Germany is taking a stand against smartwatches designed for children, with its chief telecommunications agency reportedly viewing them more as spying devices than toys. The agency is reportedly encouraging teachers to be on the lookout for them in school settings and advising parents to destroy them if they’ve bought one for their child.

In October, the European Consumer Organization issued an advisement warning parents about the myriad security flaws present in smartwatches aimed at kids, and it suggested that they not be purchased or used.

The reason, in simple terms, is that such devices could theoretically be hijacked by hackers. The microphones in each smartwatch carry the potential to be turned into clandestine listening devices or to let unknown people contact the children without their parents’ knowledge. They could also theoretically be used for hackers to track children’s locations, an obviously harrowing prospect for any parent.

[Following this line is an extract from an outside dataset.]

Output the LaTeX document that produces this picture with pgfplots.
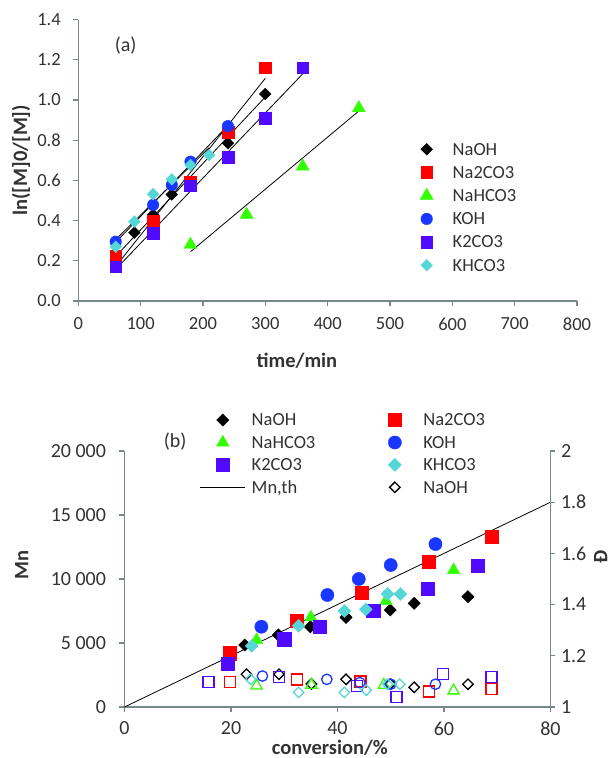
\documentclass[border=0pt]{standalone}
\usepackage{fontspec}
\setmainfont{Carlito}
\usepackage{pgfplots}
\pgfplotsset{compat=1.18}
\definecolor{axgray}{RGB}{120,135,135}
\definecolor{txt}{RGB}{50,50,50}
\definecolor{cred}{RGB}{255,0,0}
\definecolor{cgreen}{RGB}{51,255,0}
\definecolor{cblue}{RGB}{25,55,255}
\definecolor{cpurple}{RGB}{80,10,255}
\definecolor{ccyan}{RGB}{85,215,215}
\pgfplotsset{
  every axis/.append style={font=\fontsize{18.5}{22}\selectfont, /pgf/number format/assume math mode=true,
    axis line style={axgray, line width=1.2pt, -}, tick style={axgray, line width=1.2pt},
    tick align=outside, major tick length=5pt, scale only axis,
    ticklabel style={text=txt}, label style={text=txt, font=\fontsize{20.5}{24}\selectfont\bfseries}},
}
\begin{document}
\begin{tikzpicture}
\useasboundingbox (0,0) rectangle (612pt,758pt);
% ---------------- (a) ----------------
\begin{axis}[
  at={(78.3pt,457pt)}, anchor=south west, width=498.7pt, height=281.4pt,
  xmin=0, xmax=800, ymin=0, ymax=1.4,
  xtick={0,100,200,300,400,500,600,700,800},
  ytick={0,0.2,0.4,0.6,0.8,1.0,1.2,1.4},
  yticklabel style={xshift=-9pt, /pgf/number format/.cd, fixed, fixed zerofill, precision=1},
  xticklabel style={yshift=-8pt},
  axis x line*=bottom, axis y line*=left,
  xlabel={time/min}, ylabel={ln([M]0/[M])},
  xlabel style={at={(axis description cs:0.4385,-0.213)}, anchor=center},
  ylabel style={at={(axis description cs:-0.115,0.5)}, anchor=center},
  clip=false,
  legend cell align=left,
  legend image code/.code={\path[draw=none,fill=none] (0pt,-4pt) rectangle (40pt,4pt); \draw[mark repeat=2,mark phase=2] plot coordinates {(0pt,0pt) (20pt,0pt) (40pt,0pt)};},
  legend style={draw=none, fill=none, inner sep=0pt, outer sep=0pt, at={(axis description cs:0.6585,0.5675)}, anchor=north west,
    row sep=7.2pt, nodes={inner xsep=6pt, inner ysep=0pt, text height=13.8pt, text depth=2.2pt, text=txt}},
]
\addplot[only marks, mark=square*, mark size=4.14pt, mark options={rotate=45, draw=black, fill=black}] coordinates {(60,0.20) (90,0.34) (120,0.43) (150,0.53) (240,0.785) (300,1.03)};
\addlegendentry{NaOH}
\addplot[only marks, mark=square*, mark size=5.85pt, mark options={draw=cred, fill=cred}] coordinates {(60,0.225) (120,0.40) (180,0.59) (240,0.84) (300,1.16)};
\addlegendentry{Na2CO3}
\addplot[only marks, mark=triangle*, mark size=7.5pt, mark options={draw=cgreen, fill=cgreen}] coordinates {(180,0.28) (270,0.43) (360,0.67) (450,0.96)};
\addlegendentry{NaHCO3}
\addplot[only marks, mark=*, mark size=5.8pt, mark options={draw=cblue, fill=cblue}] coordinates {(60,0.295) (120,0.478) (150,0.577) (180,0.693) (240,0.87)};
\addlegendentry{KOH}
\addplot[only marks, mark=square*, mark size=5.85pt, mark options={draw=cpurple, fill=cpurple}] coordinates {(60,0.17) (120,0.337) (180,0.574) (240,0.715) (300,0.909) (360,1.16)};
\addlegendentry{K2CO3}
\addplot[only marks, mark=square*, mark size=4.14pt, mark options={rotate=45, draw=ccyan, fill=ccyan}] coordinates {(60,0.27) (90,0.395) (120,0.532) (150,0.605) (180,0.677) (210,0.726)};
\addlegendentry{KHCO3}
% trend lines
\addplot[black, line width=0.8pt, no marks, forget plot] coordinates {(60,0.222) (300,1.015)};
\addplot[black, line width=0.8pt, no marks, forget plot] coordinates {(60,0.172) (300,1.108)};
\addplot[black, line width=0.8pt, no marks, forget plot] coordinates {(180,0.245) (450,0.945)};
\addplot[black, line width=0.8pt, no marks, forget plot] coordinates {(60,0.292) (240,0.873)};
\addplot[black, line width=0.8pt, no marks, forget plot] coordinates {(60,0.158) (360,1.130)};
\addplot[black, line width=0.8pt, no marks, forget plot] coordinates {(60,0.306) (210,0.763)};
\node[text=txt, font=\fontsize{20}{24}\selectfont] at (axis cs:76,1.27) {(a)};
\end{axis}
% ---------------- (b) left ----------------
\begin{axis}[
  at={(124.5pt,51pt)}, anchor=south west, width=426pt, height=256pt,
  xmin=0, xmax=80, ymin=0, ymax=20000,
  xtick={0,20,40,60,80},
  ytick={0,5000,10000,15000,20000},
  yticklabels={0,5~000,10~000,15~000,20~000},
  scaled y ticks=false,
  ticklabel style={font=\fontsize{20}{24}\selectfont},
  xticklabel style={yshift=-6pt},
  yticklabel style={xshift=-10pt},
  axis x line*=bottom, axis y line*=left,
  xlabel={conversion/\%}, ylabel={Mn},
  xlabel style={at={(axis description cs:0.482,-0.158)}, anchor=center},
  ylabel style={at={(axis description cs:-0.241,0.555)}, anchor=center},
  clip=false,
  legend columns=2,
  legend cell align=left,
  legend image code/.code={\path[draw=none,fill=none] (0pt,-4pt) rectangle (45pt,4pt); \draw[mark repeat=2,mark phase=2] plot coordinates {(0pt,0pt) (22.5pt,0pt) (45pt,0pt)};},
  legend style={draw=none, fill=none, inner sep=0pt, outer sep=0pt, at={(axis description cs:0.177,1.152)}, anchor=north west,
    row sep=6.4pt, nodes={inner xsep=6pt, inner ysep=0pt, text height=13.8pt, text depth=2.2pt, text=txt},
    /tikz/every even column/.append style={column sep=51pt}},
]
\addplot[only marks, mark=square*, mark size=4.35pt, mark options={rotate=45, draw=black, fill=black}] coordinates {(22.6,4840) (28.9,5625) (34.9,6270) (41.6,7000) (49.9,7580) (54.4,8100) (64.5,8620)};
\addlegendentry{NaOH}
\addplot[only marks, mark=square*, mark size=6.6pt, mark options={draw=cred, fill=cred}] coordinates {(19.8,4200) (32.4,6720) (44.5,8960) (57.2,11350) (68.9,13300)};
\addlegendentry{Na2CO3}
\addplot[only marks, mark=triangle*, mark size=7.2pt, mark options={draw=cgreen, fill=cgreen}] coordinates {(24.8,5230) (35.0,7000) (49.1,8280) (61.8,10700)};
\addlegendentry{NaHCO3}
\addplot[only marks, mark=*, mark size=6.6pt, mark options={draw=cblue, fill=cblue}] coordinates {(25.7,6270) (38.1,8750) (44.0,10000) (50.0,11090) (58.4,12730)};
\addlegendentry{KOH}
\addplot[only marks, mark=square*, mark size=6.6pt, mark options={draw=cpurple, fill=cpurple}] coordinates {(19.4,3360) (30.0,5290) (36.6,6270) (46.7,7500) (56.9,9270) (66.3,11020)};
\addlegendentry{K2CO3}
\addplot[only marks, mark=square*, mark size=4.6pt, mark options={rotate=45, draw=ccyan, fill=ccyan}] coordinates {(23.9,4770) (32.7,6350) (41.3,7500) (45.3,7630) (49.4,8830) (51.8,8830)};
\addlegendentry{KHCO3}
\addplot[black, line width=0.8pt, no marks] coordinates {(0,0) (80,16000)};
\addlegendentry{Mn,th}
\addlegendimage{only marks, mark=square, mark size=3.7pt, mark options={rotate=45, draw=black, line width=1.3pt}}
\addlegendentry{NaOH}
\node[text=txt, font=\fontsize{20}{24}\selectfont] at (axis cs:9.5,20700) {(b)};
\end{axis}
% ---------------- (b) right ----------------
\begin{axis}[
  at={(124.5pt,51pt)}, anchor=south west, width=426pt, height=256pt,
  xmin=0, xmax=80, ymin=1, ymax=2,
  ytick={1,1.2,1.4,1.6,1.8,2}, yticklabels={1,1.2,1.4,1.6,1.8,2},
  ticklabel style={font=\fontsize{20}{24}\selectfont},
  yticklabel style={xshift=2pt},
  axis y line*=right, axis x line=none,
  ylabel={Đ},
  ylabel style={at={(axis description cs:1.118,0.586)}, anchor=center},
  clip=false,
]
\addplot[only marks, mark=square, mark size=3.7pt, mark options={rotate=45, draw=black, line width=1.3pt}] coordinates {(22.9,1.128) (29.0,1.128) (35.1,1.09) (41.6,1.108) (49.9,1.09) (54.4,1.077) (64.5,1.089)};
\addplot[only marks, mark=square, mark size=5.5pt, mark options={draw=cred, line width=1.3pt}] coordinates {(19.8,1.097) (32.4,1.108) (44.3,1.10) (57.2,1.06) (68.9,1.069)};
\addplot[only marks, mark=triangle, mark size=6.5pt, mark options={draw=cgreen, line width=1.3pt}] coordinates {(24.8,1.083) (35.1,1.086) (48.7,1.086) (61.8,1.064)};
\addplot[only marks, mark=o, mark size=5.2pt, mark options={draw=cblue, line width=1.3pt}] coordinates {(25.9,1.121) (38.0,1.108) (44.2,1.095) (50.0,1.089) (58.4,1.089)};
\addplot[only marks, mark=square, mark size=5.5pt, mark options={draw=cpurple, line width=1.3pt}] coordinates {(15.8,1.097) (29.0,1.118) (43.7,1.082) (51.1,1.038) (59.8,1.129) (68.9,1.118)};
\addplot[only marks, mark=square, mark size=3.7pt, mark options={rotate=45, draw=ccyan, line width=1.3pt}] coordinates {(23.7,1.108) (32.7,1.057) (41.3,1.057) (45.4,1.066) (49.4,1.089) (51.7,1.089)};
\end{axis}
\end{tikzpicture}
\end{document}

The decision in Germany is reportedly not related to that Europe-wide public service announcement, however. Rather, according to Bleeding Computer, the German ban is more concerned with parents themselves using apps to spy on their children or under circumstances in which other people can be picked up on the mic, too. The president of Germany’s Federal Network Agency, Jochen Homann, says the agency’s research suggests parents have been listening in on their children’s classrooms.

“Via an app, parents can use such children’s watches to listen unnoticed to the child’s environment and they are to be regarded as an unauthorized transmitting system,” Homann told the BBC. “According to our research, parents’ watches are also used to listen to teachers in the classroom.”

In short, anyone living in Germany will now find it very difficult to come by a smartwatch designed for kids. Such watches continue to be commercially available in the United States, however.